If we do not grieve, as human beings, our Soul dies.
If we do not express our fury, it metastasizes.
If we do not rage against injustice, injustice will eat us alive, one by one.
There are different types of anger. James Baldwin (one of the most visionary writers in U.S.-American history) distinguished between 2 types of anger: The anger that stems from fear and the anger that rises up from a person in the face of oppression and injustice.
We have to learn to recognize the difference. Within ourselves and in other people. You can feel the difference if you pay attention.
A Black woman yelling that Black Lives Matter holds a different anger than a white man yelling at protesters that they should be arrested. The first is a righteous, justified, holy response to oppression. It is real. The second is an expression of fear: the fear of losing control, or power; the fear of disruption of the status quo. It’s “anger” as a placeholder for something else.
James Baldwin said: “I imagine one of the reasons people cling to their hates so stubbornly is because they sense, once hate is gone, they will be forced to deal with pain”.
That pain – underneath it all. If we do not address that pain, if we repress it in an attempt not to feel it, our Soul dies. Once our Soul is numb and deadened, we are capable of so much violence. As individuals and as a collective.

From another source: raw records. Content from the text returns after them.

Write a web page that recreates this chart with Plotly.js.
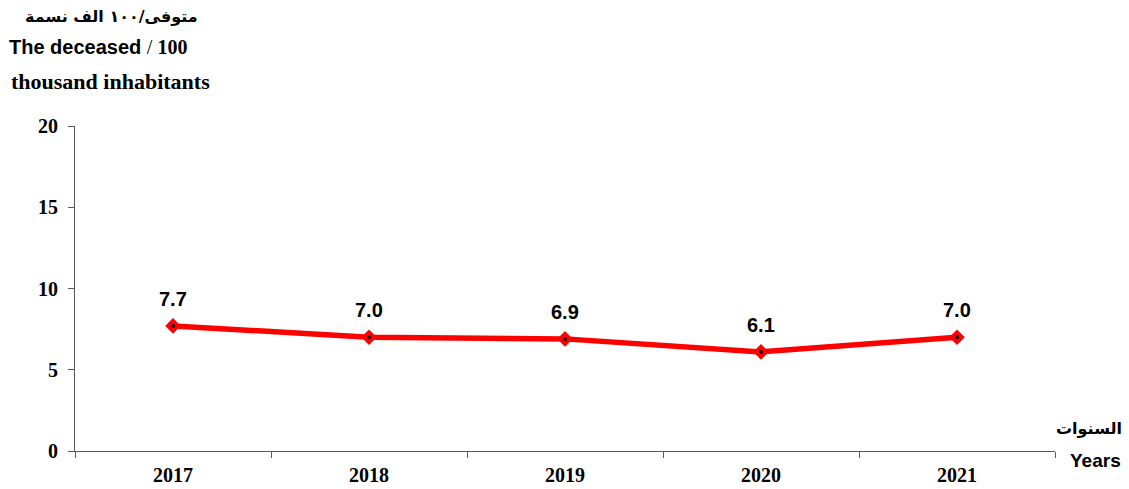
<!DOCTYPE html>
<html>
<head>
<meta charset="utf-8">
<script src="https://cdn.plot.ly/plotly-3.0.1.min.js"></script>
<style>html,body{margin:0;padding:0;background:#fff;}#chart{width:1129px;height:489px;}</style>
</head>
<body>
<div id="chart"></div>
<script>
const years = ['2017', '2018', '2019', '2020', '2021'];
const deceased = [7.7, 7.0, 6.9, 6.1, 7.0];
const valueLabels = ['7.7', '7.0', '6.9', '6.1', '7.0'];
const yTicks = [0, 5, 10, 15, 20];

const serif = '"Liberation Serif", "Times New Roman", serif';
const sans = '"Liberation Sans", Arial, sans-serif';

const traces = [
  {
    x: years, y: deceased, type: 'scatter', mode: 'lines+markers',
    line: {color: '#ff0000', width: 5.5},
    marker: {symbol: 'diamond', color: '#ff0000', size: 12},
    hoverinfo: 'skip', showlegend: false
  },
  {
    x: years, y: deceased, type: 'scatter', mode: 'markers',
    marker: {symbol: 'circle', color: '#200000', size: 4},
    hoverinfo: 'skip', showlegend: false
  }
];

const annotations = years.map((yr, i) => ({
  x: i, y: deceased[i], xref: 'x', yref: 'y',
  text: '<b>' + valueLabels[i] + '</b>', showarrow: false,
  yshift: 27, font: {family: sans, size: 20, color: '#000'}
}));

const extraTexts = [
  {text: '<b>متوفى/١٠٠ الف نسمة</b>', px: 200, py: 16, anchor: 'right', family: '"DejaVu Sans", sans-serif', size: 16},
  {text: '<b>The deceased </b><span style="font-family:Liberation Serif">/ <b>100</b></span>', px: 7, py: 47, anchor: 'left', family: sans, size: 20},
  {text: '<b>thousand inhabitants</b>', px: 9, py: 82, anchor: 'left', family: serif, size: 22},
  {text: '<b>السنوات</b>', px: 1124, py: 428, anchor: 'right', family: '"DejaVu Sans", sans-serif', size: 16},
  {text: '<b>Years</b>', px: 1123, py: 460, anchor: 'right', family: sans, size: 19}
];
extraTexts.forEach(t => {
  annotations.push({
    xref: 'paper', yref: 'paper',
    x: (t.px - 75) / (1055 - 75),
    y: (451 - t.py) / (451 - 126),
    xanchor: t.anchor, yanchor: 'middle',
    text: t.text, showarrow: false,
    font: {family: t.family, size: t.size, color: '#000'}
  });
});

const layout = {
  width: 1129, height: 489,
  margin: {l: 75, r: 74, t: 126, b: 38, pad: 0},
  paper_bgcolor: '#ffffff', plot_bgcolor: '#ffffff',
  showlegend: false,
  xaxis: {
    type: 'category', range: [-0.5, 4.5],
    tickson: 'boundaries', ticks: 'outside', ticklen: 6, tickcolor: '#595959', tickwidth: 1,
    showline: true, linecolor: '#595959', linewidth: 1,
    showgrid: false, zeroline: false,
    ticklabelstandoff: 6,
    tickfont: {family: serif, size: 20, color: '#000', weight: 'bold'},
    fixedrange: true
  },
  yaxis: {
    range: [0, 20], tickvals: yTicks, ticktext: yTicks.map(String),
    ticks: 'outside', ticklen: 6, tickcolor: '#595959', tickwidth: 1,
    showline: true, linecolor: '#595959', linewidth: 1,
    showgrid: false, zeroline: false,
    ticklabelstandoff: 6,
    tickfont: {family: serif, size: 20, color: '#000', weight: 'bold'},
    fixedrange: true
  },
  annotations: annotations
};

Plotly.newPlot('chart', traces, layout, {staticPlot: true, displayModeBar: false});
</script>
</body>
</html>
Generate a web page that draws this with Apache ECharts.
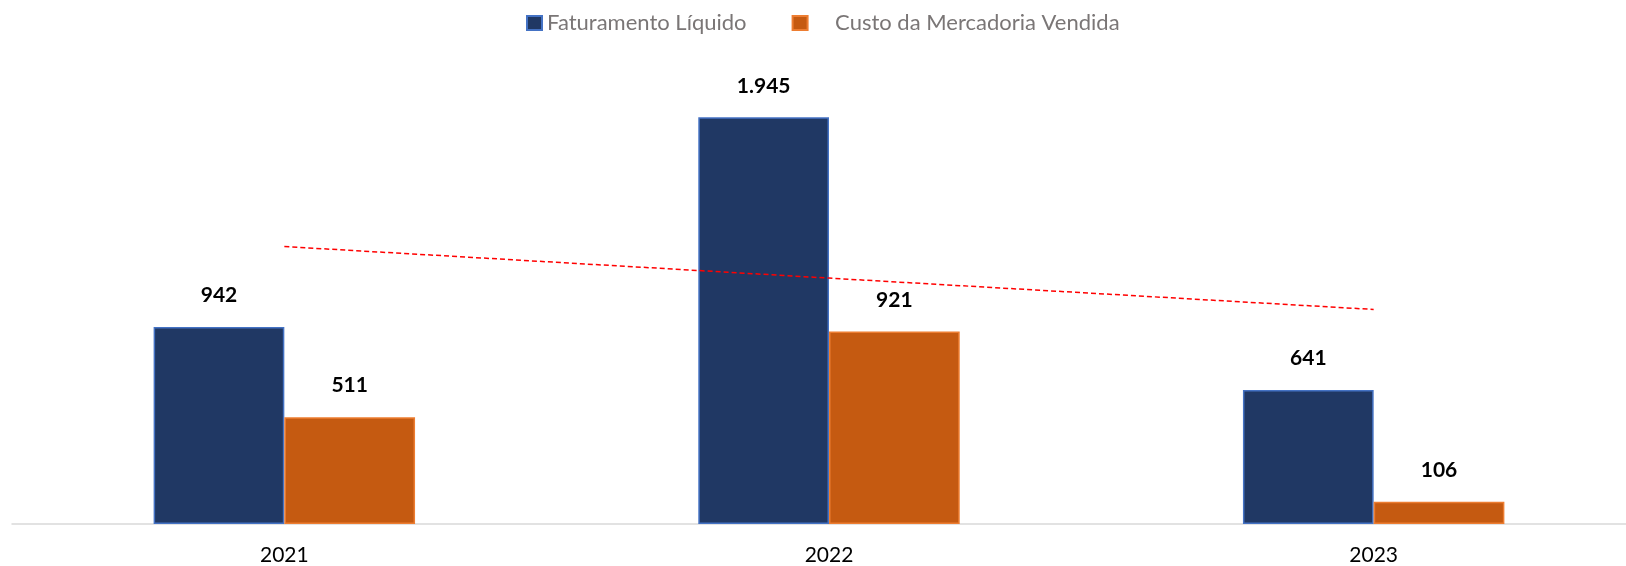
<!DOCTYPE html>
<html>
<head>
<meta charset="utf-8">
<title>Faturamento x CMV</title>
<script src="https://cdn.jsdelivr.net/npm/echarts@6/dist/echarts.min.js"></script>
<style>
  html, body { margin: 0; padding: 0; background: #fff; }
  #chart { width: 1626px; height: 566px; }
</style>
</head>
<body>
<div id="chart"></div>
<script>
const anos = ['2021', '2022', '2023'];
const faturamento = [942, 1945, 641];
const custo = [511, 921, 106];
// linha de tendência
const tendencia = [1327, 1176, 1026];

const fonte = 'Lato, "Noto Sans", sans-serif';
const fmt = v => v.toLocaleString('pt-BR');

const chart = echarts.init(document.getElementById('chart'));
chart.setOption({
  animation: false,
  textStyle: { fontFamily: fonte },
  legend: {
    data: ['Faturamento Líquido', 'Custo da Mercadoria Vendida'],
    top: 12,
    left: 526,
    padding: 0,
    itemWidth: 15,
    itemHeight: 14,
    itemGap: 45,
    icon: 'rect',
    textStyle: { color: '#7a7676', fontSize: 22, fontFamily: fonte },
    formatter: name => name === 'Custo da Mercadoria Vendida' ? '    ' + name : name
  },
  grid: { left: 12, width: 1634, top: 64, bottom: 42, outerBoundsMode: 'none' },
  xAxis: {
    type: 'category',
    data: anos,
    axisLine: { lineStyle: { color: '#D9D9D9', width: 1.5 } },
    axisTick: { show: false },
    axisLabel: { color: '#000', fontSize: 21, margin: 21, fontFamily: fonte }
  },
  yAxis: {
    type: 'value',
    min: 0,
    max: 2200,
    show: false,
    splitLine: { show: false }
  },
  series: [
    {
      name: 'Faturamento Líquido',
      type: 'bar',
      data: faturamento,
      barGap: '0%',
      barCategoryGap: '52%',
      itemStyle: { color: '#203864', borderColor: '#4472C4', borderWidth: 1.5 },
      label: {
        show: true,
        position: 'top',
        distance: 21,
        color: '#000',
        fontWeight: 'bold',
        fontSize: 21,
        fontFamily: fonte,
        formatter: p => fmt(p.value)
      }
    },
    {
      name: 'Custo da Mercadoria Vendida',
      type: 'bar',
      data: custo,
      itemStyle: { color: '#C55A11', borderColor: '#ED7D31', borderWidth: 1.5 },
      label: {
        show: true,
        position: 'top',
        distance: 21,
        color: '#000',
        fontWeight: 'bold',
        fontSize: 21,
        fontFamily: fonte,
        formatter: p => fmt(p.value)
      }
    },
    {
      name: 'Tendência',
      type: 'line',
      data: tendencia,
      symbol: 'none',
      silent: true,
      z: 5,
      lineStyle: { color: '#FF0000', width: 1.5, type: [5, 3] }
    }
  ]
});
</script>
</body>
</html>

Look at the state of our Earth, our societies. How much harm we cause each other and our planet. One of the reasons this destruction is possible is because we have – for generations upon generations – refused to deal with pain. It is like we have repressed grieving for so long we barely even know where to begin.
The reluctance or refusal to feel pain means to accept that this pain will be projected onto others instead. This is a natural law. We can’t escape this. Pain travels along in subtle or unsubtle ripples of violence if we do not scoop it up and address it, unfold it, sit with it, feel it. In family systems, social inequality, addiction, oppression, genocide or ecocide: It will boil up somewhere – and it will do harm. Everything is connected like that.
Here, my (only) hope for our world is this: May we grieve. Feel the discomfort. Feel the unbelievable sorrow of all the harm we have done to others and the harm that was done to us. It’s a prerequisite for accessing true joy or peace. We have to go through it.
I am the descendant of oppressors and the oppressed. Both of those lineages carry so much pain. It is messy and complex. May I feel it and move through it to release it. May I live unafraid of discomfort.
This is a matter of accountability. Maturity. Care. And ultimately: A matter of Liberation. For everyone.